Steel lost $280 (Sh28,742.18) per metric tonne or 57.14 per cent during the last 12 months from $490 (Sh50,298.82) per metric tonne in January of 2015.

 

"If the government does not impose either specific duty or dumping duty on cheap imports from China and other economically troubled countries, we shall continuously be losing employment," said Rao who added that most countries including South Africa, India and Europe have done the same.

"Kenya being pioneer in East Africa should react like a big brother and do what the rest of the world has done to protect their workforce and economy," said Rao.

Moreover, the low price of steel has seen local manufactures lose one of the key markets, the East African countries of Uganda, Rwanda and Burundi. Taking advantage of the low prices, these countries have by-passed the Kenyan manufacturers for the cheap imports from China.

Director at steel-manufacturing firm Steel Makers Limited Bobby Johnson said that almost all the countries where Kenya exported its steel have since started manufacturing their own steel. Encouraged by the low global prices of steel, these countries must have taken advantage and set up their own steel making industries.

The more than 20 steel makers in the country are all left to battle out for the small Kenyan market. In 2014, Kenya's main export destination was Uganda where it exported mainly flat-rolled products of iron and steel.

But a slump in the price of steel has been good news for the many players in the construction-related industries for whom steel is a critical raw material. End users of steel are the greatest gainers in the slump in the prices of steel. Steel is one of the world's most important materials used in construction, cars and all sorts of machines and appliances.

Johnson says the drop in global steel prices should start reflecting in the mainstream market as a result of the slump in the global price of steel. He says that the cost of infrastructure might not necessarily come down dramatically; but it should not go up either. "There should be no variation in the cost of infrastructure," he said noting that price drop in Kenya in 2015 has been 35 per cent. This has been effectively passed onto the consumers, he said.

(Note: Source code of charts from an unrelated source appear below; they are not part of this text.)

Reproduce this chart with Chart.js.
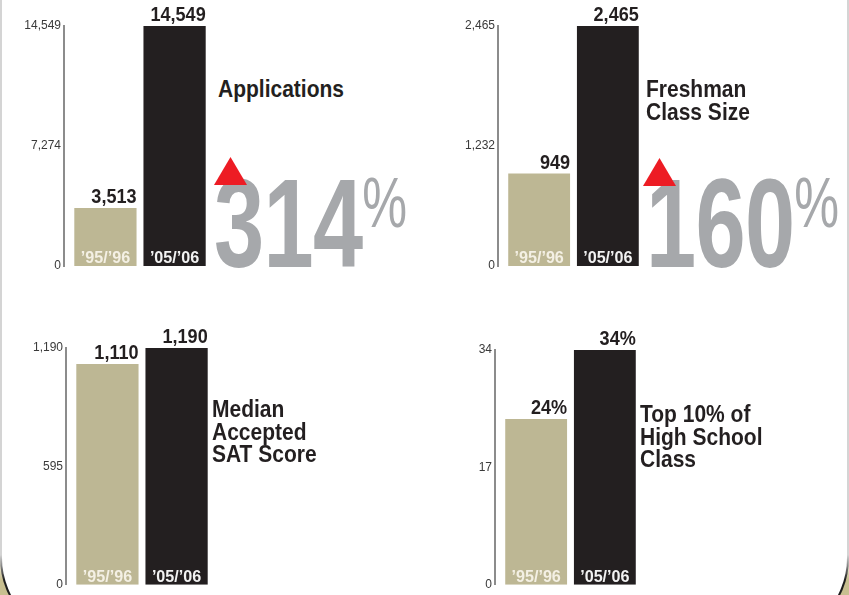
<!DOCTYPE html>
<html>
<head>
<meta charset="utf-8">
<script src="https://cdn.jsdelivr.net/npm/chart.js@4"></script>
<style>
  html, body { margin: 0; padding: 0; }
  body {
    width: 849px; height: 595px; overflow: hidden; position: relative;
    background: linear-gradient(to bottom, #ffffff 0, #ffffff 555px, #c8bf90 580px);
    font-family: "Liberation Sans", Arial, sans-serif;
  }
  #frame {
    position: absolute; left: 0; top: -100px; width: 849px; height: 740px;
    border-radius: 82px;
    background: linear-gradient(to bottom, #d4d4d4 0, #d4d4d4 655px, #1e1e1e 680px);
  }
  #frame .inner {
    position: absolute; left: 2px; top: 2px; right: 2px; bottom: 2px;
    border-radius: 80px; background: #fff;
  }
  canvas { position: absolute; }
  .title {
    position: absolute; font-weight: bold; font-size: 24px; line-height: 22.5px;
    color: #231f20; white-space: nowrap;
    transform: scaleX(0.875); transform-origin: 0 0;
  }
  .big {
    position: absolute; line-height: 1; white-space: nowrap; color: #a6a8ab;
    font-weight: bold; transform: scaleX(0.71); transform-origin: 0 0;
  }
  .big .num { font-size: 127px; letter-spacing: -1px; }
  .big .pct { font-size: 71px; font-weight: normal; vertical-align: top; position: relative; top: 7px; }
  .tri {
    position: absolute; width: 33px; height: 28px; background: #ed1c24;
    clip-path: polygon(50% 0, 100% 100%, 0 100%); z-index: 2;
  }
</style>
</head>
<body>
<div id="frame"><div class="inner"></div></div>

<script>
const years = ['\u201995/\u201996', '\u201905/\u201906'];

const applications = [3513, 14549];
const freshmanClass = [949, 2465];
const satScore = [1110, 1190];
const topTenPct = [24, 34];

const applicationsTicks = [0, 7274, 14549];
const freshmanTicks = [0, 1232, 2465];
const satTicks = [0, 595, 1190];
const topTenTicks = [0, 17, 34];

const titles = [
  ['Applications'],
  ['Freshman', 'Class Size'],
  ['Median', 'Accepted', 'SAT Score'],
  ['Top 10% of', 'High School', 'Class']
];

const FONT = '"Liberation Sans", Arial, sans-serif';
const tan = '#bdb794';
const black = '#231f20';

// where each little chart sits on the page
const panels = [
  { values: applications, ticks: applicationsTicks, suffix: '', title: titles[0],
    left: 0, top: 0, w: 216, h: 280, padTop: 26, padBottom: 14,
    titleX: 218, titleY: 78, big: { x: 214, y: 160, triX: 214, triY: 157 } },
  { values: freshmanClass, ticks: freshmanTicks, suffix: '', title: titles[1],
    left: 434, top: 0, w: 215, h: 280, padTop: 26, padBottom: 14,
    titleX: 646, titleY: 78, big: { x: 646, y: 160, triX: 643, triY: 158 } },
  { values: satScore, ticks: satTicks, suffix: '', title: titles[2],
    left: 2, top: 290, w: 216, h: 305, padTop: 58, padBottom: 6,
    titleX: 212, titleY: 398 },
  { values: topTenPct, ticks: topTenTicks, suffix: '%', title: titles[3],
    left: 431, top: 290, w: 215, h: 305, padTop: 60, padBottom: 6,
    titleX: 640, titleY: 403 }
];

const barLabels = {
  id: 'barLabels',
  afterDatasetsDraw(chart, args, opts) {
    const ctx = chart.ctx;
    chart.data.datasets.forEach((ds, i) => {
      const bar = chart.getDatasetMeta(i).data[0];
      const right = bar.x + bar.width / 2;
      // value above the bar, flush right, condensed
      ctx.save();
      ctx.translate(right, bar.y - 5);
      ctx.scale(0.86, 1);
      ctx.font = 'bold 21px ' + FONT;
      ctx.fillStyle = black;
      ctx.textAlign = 'right';
      ctx.textBaseline = 'alphabetic';
      ctx.fillText(ds.data[0].toLocaleString('en-US') + opts.suffix, 0, 0);
      ctx.restore();
      // year inside the bar
      ctx.save();
      ctx.translate(bar.x, bar.base - 3);
      ctx.scale(0.95, 1);
      ctx.font = 'bold 17px ' + FONT;
      ctx.fillStyle = i === 0 ? '#f4f0e4' : '#f2f2f2';
      ctx.textAlign = 'center';
      ctx.textBaseline = 'alphabetic';
      ctx.fillText(ds.label, 0, 0);
      ctx.restore();
    });
  }
};

function addText(p) {
  const t = document.createElement('div');
  t.className = 'title';
  t.style.left = p.titleX + 'px';
  t.style.top = p.titleY + 'px';
  t.innerHTML = p.title.join('<br>');
  document.body.appendChild(t);

  if (p.big) {
    const change = Math.round((p.values[1] - p.values[0]) / p.values[0] * 100);
    const b = document.createElement('div');
    b.className = 'big';
    b.style.left = p.big.x + 'px';
    b.style.top = p.big.y + 'px';
    b.innerHTML = '<span class="num">' + change + '</span><span class="pct">%</span>';
    document.body.appendChild(b);
    const tri = document.createElement('div');
    tri.className = 'tri';
    tri.style.left = p.big.triX + 'px';
    tri.style.top = p.big.triY + 'px';
    document.body.appendChild(tri);
  }
}

function makeChart(p) {
  const canvas = document.createElement('canvas');
  canvas.width = p.w;
  canvas.height = p.h;
  canvas.style.left = p.left + 'px';
  canvas.style.top = p.top + 'px';
  canvas.style.width = p.w + 'px';
  canvas.style.height = p.h + 'px';
  document.body.appendChild(canvas);

  new Chart(canvas, {
    type: 'bar',
    data: {
      labels: [p.title.join(' ')],
      datasets: [
        { label: years[0], data: [p.values[0]], backgroundColor: tan },
        { label: years[1], data: [p.values[1]], backgroundColor: black }
      ]
    },
    options: {
      responsive: false,
      animation: false,
      devicePixelRatio: 1,
      categoryPercentage: 0.91,
      barPercentage: 0.9,
      layout: { padding: { top: p.padTop, bottom: p.padBottom, left: 0, right: 0 } },
      plugins: {
        legend: { display: false },
        tooltip: { enabled: false },
        barLabels: { suffix: p.suffix }
      },
      scales: {
        x: { display: false },
        y: {
          min: 0,
          max: p.ticks[p.ticks.length - 1],
          afterBuildTicks: s => { s.ticks = p.ticks.map(v => ({ value: v })); },
          afterFit: s => { s.width = 64; },
          grid: { display: false, drawTicks: false },
          border: { display: true, color: '#8c8c8c', width: 2 },
          ticks: {
            padding: 3,
            color: '#3a3a3a',
            font: { family: FONT, size: 12 },
            callback: v => v.toLocaleString('en-US')
          }
        }
      }
    },
    plugins: [barLabels]
  });
}

panels.forEach(p => { makeChart(p); addText(p); });
</script>
</body>
</html>
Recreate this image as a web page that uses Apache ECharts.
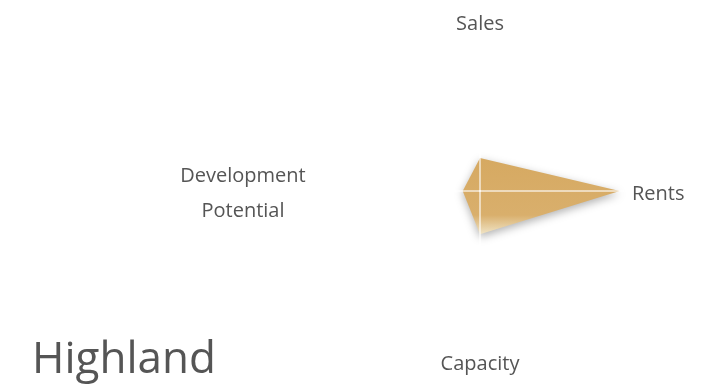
<!DOCTYPE html>
<html>
<head>
<meta charset="utf-8">
<script src="https://cdn.jsdelivr.net/npm/echarts@6/dist/echarts.min.js"></script>
<style>
  html, body { margin: 0; padding: 0; background: #fff; }
  #chart { width: 706px; height: 391px; }
</style>
</head>
<body>
<div id="chart"></div>
<script>
// radar order: top, left, bottom, right
var indicatorNames = ['Sales', 'Development Potential', 'Capacity', 'Rents'];
var indicatorMax = [100, 100, 100, 100];
var highlandValues = [23, 12, 30, 97];

var chart = echarts.init(document.getElementById('chart'));

var indicators = [];
for (var i = 0; i < indicatorNames.length; i++) {
  indicators.push({ name: indicatorNames[i], max: indicatorMax[i] });
}

var option = {
  animation: false,
  backgroundColor: '#fff',
  title: {
    text: 'Highland',
    left: 27,
    top: 333,
    textStyle: {
      fontFamily: 'Open Sans',
      fontSize: 44,
      fontWeight: 'normal',
      color: '#555'
    }
  },
  radar: {
    center: [480, 191],
    radius: 144,
    startAngle: 90,
    shape: 'polygon',
    z: 3,
    indicator: indicators,
    nameGap: 8,
    axisName: {
      color: '#555',
      fontFamily: 'Open Sans',
      fontSize: 20,
      padding: [11, 0, 5, 0],
      formatter: function (name) {
        if (name === 'Development Potential') {
          return '{dp|Development}\n{dp|Potential}';
        }
        return name;
      },
      rich: {
        dp: {
          width: 170,
          align: 'center',
          color: '#555',
          fontFamily: 'Open Sans',
          fontSize: 20,
          lineHeight: 35
        }
      }
    },
    axisLine: {
      lineStyle: { color: 'rgba(255,255,255,0.75)', width: 1.5 }
    },
    splitLine: { show: false },
    splitArea: { show: false }
  },
  series: [{
    name: 'Highland',
    type: 'radar',
    z: 2,
    symbol: 'none',
    lineStyle: { width: 0 },
    areaStyle: {
      opacity: 1,
      color: new echarts.graphic.LinearGradient(0, 0, 0, 1, [
        { offset: 0, color: '#D6A961' },
        { offset: 0.75, color: '#D9AF6C' },
        { offset: 1, color: '#F0E4C6' }
      ]),
      shadowColor: 'rgba(0,0,0,0.3)',
      shadowBlur: 8,
      shadowOffsetY: 3
    },
    data: [{ value: highlandValues, name: 'Highland' }]
  }]
};

chart.setOption(option);
</script>
</body>
</html>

Eric Musau, an analyst at Standard Investment Bank (SIB) says that the trickle down effect would depend on a number of factors including the number of companies using the raw material, import taxes, consumption of power in the processing of steel, and the currency exchange rate.

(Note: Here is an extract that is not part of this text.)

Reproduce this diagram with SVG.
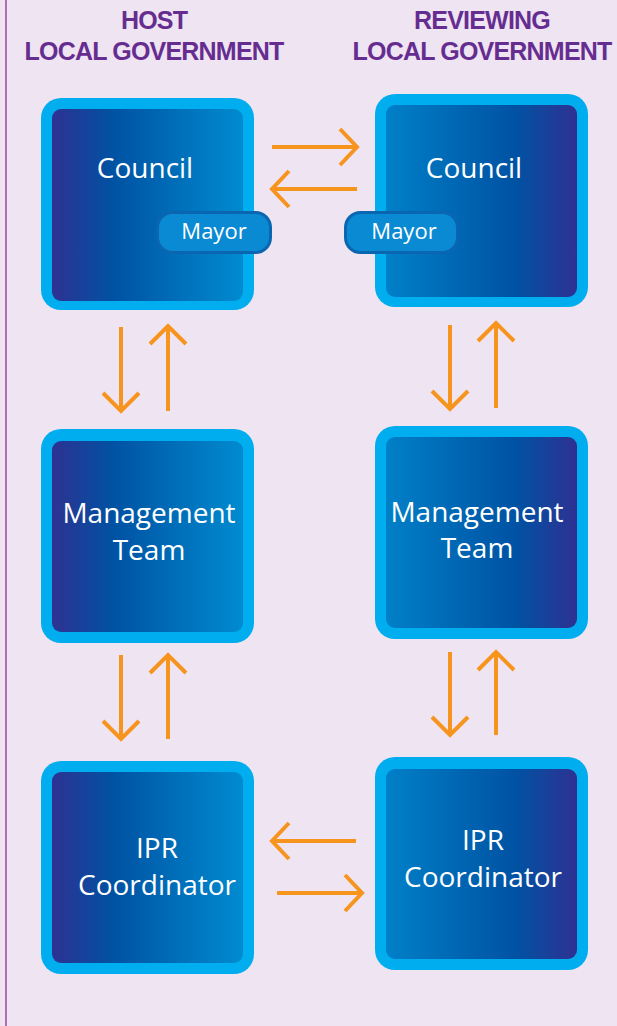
<svg xmlns="http://www.w3.org/2000/svg" width="617" height="1026" viewBox="0 0 617 1026">
  <defs>
    <linearGradient id="gradL" x1="0" y1="0" x2="1" y2="0">
      <stop offset="0" stop-color="#2E3192"/>
      <stop offset="0.32" stop-color="#0052A3"/>
      <stop offset="1" stop-color="#008BD0"/>
    </linearGradient>
    <linearGradient id="gradR" x1="0" y1="0" x2="1" y2="0">
      <stop offset="0" stop-color="#0080C8"/>
      <stop offset="0.68" stop-color="#0052A3"/>
      <stop offset="1" stop-color="#2E3192"/>
    </linearGradient>
    <style>
      .frame { fill: #00AEEF; }
      .innerL { fill: url(#gradL); }
      .innerR { fill: url(#gradR); }
      .label { font-family: "Open Sans", "Noto Sans", sans-serif; font-size: 28px; fill: #FFFFFF; text-anchor: middle; }
      .pill { fill: #0A8AD2; stroke: #0A66B0; stroke-width: 3; }
      .pilltext { font-family: "Open Sans", "Noto Sans", sans-serif; font-size: 22px; fill: #FFFFFF; text-anchor: middle; }
      .head { font-family: "Liberation Sans", Arial, sans-serif; font-weight: bold; font-size: 25px; fill: #662D91; text-anchor: middle; letter-spacing: -0.8px; }
      .arrow { fill: none; stroke: #F7941D; stroke-width: 4; stroke-linecap: butt; stroke-linejoin: miter; }
    </style>
  </defs>

  <!-- page background and left rule -->
  <rect x="0" y="0" width="617" height="1026" fill="#EFE4F2"/>
  <line x1="6" y1="0" x2="6" y2="1026" stroke="#A24FAB" stroke-width="1.6"/>

  <!-- column headings -->
  <g id="heading-host">
    <text class="head" x="154" y="29">HOST</text>
    <text class="head" x="154" y="60">LOCAL GOVERNMENT</text>
  </g>
  <g id="heading-reviewing">
    <text class="head" x="482" y="29">REVIEWING</text>
    <text class="head" x="482" y="60">LOCAL GOVERNMENT</text>
  </g>

  <!-- host column -->
  <g id="host-council">
    <rect class="frame" x="41" y="98" width="213" height="212" rx="20"/>
    <rect class="innerL" x="52" y="109" width="191" height="192" rx="9"/>
    <text class="label" x="145" y="178">Council</text>
  </g>
  <g id="host-mayor">
    <rect class="pill" x="157.5" y="212.5" width="113" height="40" rx="15"/>
    <text class="pilltext" x="214" y="239">Mayor</text>
  </g>
  <g id="host-management">
    <rect class="frame" x="41" y="429" width="213" height="214" rx="20"/>
    <rect class="innerL" x="52" y="441" width="191" height="191" rx="9"/>
    <text class="label" x="149" y="523">Management</text>
    <text class="label" x="149" y="560">Team</text>
  </g>
  <g id="host-ipr">
    <rect class="frame" x="41" y="761" width="213" height="213" rx="20"/>
    <rect class="innerL" x="52" y="772" width="191" height="191" rx="9"/>
    <text class="label" x="157" y="858">IPR</text>
    <text class="label" x="157" y="895">Coordinator</text>
  </g>

  <!-- reviewing column -->
  <g id="reviewing-council">
    <rect class="frame" x="375" y="94" width="213" height="213" rx="20"/>
    <rect class="innerR" x="386" y="105" width="191" height="192" rx="9"/>
    <text class="label" x="474" y="178">Council</text>
  </g>
  <g id="reviewing-mayor">
    <rect class="pill" x="345.5" y="212.5" width="112" height="40" rx="15"/>
    <text class="pilltext" x="404" y="239">Mayor</text>
  </g>
  <g id="reviewing-management">
    <rect class="frame" x="375" y="426" width="213" height="213" rx="20"/>
    <rect class="innerR" x="386" y="437" width="191" height="191" rx="9"/>
    <text class="label" x="477" y="522">Management</text>
    <text class="label" x="477" y="558">Team</text>
  </g>
  <g id="reviewing-ipr">
    <rect class="frame" x="375" y="757" width="213" height="213" rx="20"/>
    <rect class="innerR" x="386" y="769" width="191" height="190" rx="9"/>
    <text class="label" x="483" y="850">IPR</text>
    <text class="label" x="483" y="887">Coordinator</text>
  </g>

  <!-- connectors -->
  <g id="connectors">
    <!-- council to council -->
    <path class="arrow" d="M272 147 H356 M340 129 L357 147 L340 165"/>
    <path class="arrow" d="M357 189 H273 M289 171 L272 189 L289 207"/>
    <!-- host council / management -->
    <path class="arrow" d="M121 327 V410 M103 393 L121 411 L139 393"/>
    <path class="arrow" d="M168 411 V327 M150 344 L168 326 L186 344"/>
    <!-- host management / ipr -->
    <path class="arrow" d="M121 655 V738 M103 721 L121 739 L139 721"/>
    <path class="arrow" d="M168 739 V656 M150 673 L168 655 L186 673"/>
    <!-- reviewing council / management -->
    <path class="arrow" d="M450 325 V408 M432 391 L450 409 L468 391"/>
    <path class="arrow" d="M496 408 V324 M478 341 L496 323 L514 341"/>
    <!-- reviewing management / ipr -->
    <path class="arrow" d="M450 652 V734 M432 717 L450 735 L468 717"/>
    <path class="arrow" d="M496 735 V653 M478 670 L496 652 L514 670"/>
    <!-- ipr to ipr -->
    <path class="arrow" d="M356 841 H273 M289 823 L272 841 L289 859"/>
    <path class="arrow" d="M277 893 H361 M345 875 L362 893 L345 911"/>
  </g>
</svg>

Nonetheless, Musau agrees that some benefits have actually trickled down to consumers. According to the Economic Survey 2015, imports of iron and steel dropped by 1.8 per cent from 1,217,900 tonnes in 2013 to 1, 1196,000 tonnes in 2014.

On the other hand, the volume of iron and steel exports significantly dropped by 11.5 per cent in the same period. Kenya's construction industry on the other hand seemed to have reaped the benefits of low steel prices in the international market. In the third quarter of 2015, the economy grew by 5.8 per cent buoyed by construction.

According to figures from the Kenya National Bureau of Statistics, the construction activities recorded the fastest growth of 14.1 per cent compared to 8.8 per cent in the same period in 2014. This has been the story in the entire period. It is not clear whether this growth is in anyway connected to the slump in the global steel prices. By far the biggest producer of crude steel is China, followed by European Union, Japan, United States, India, Russia and South Korea.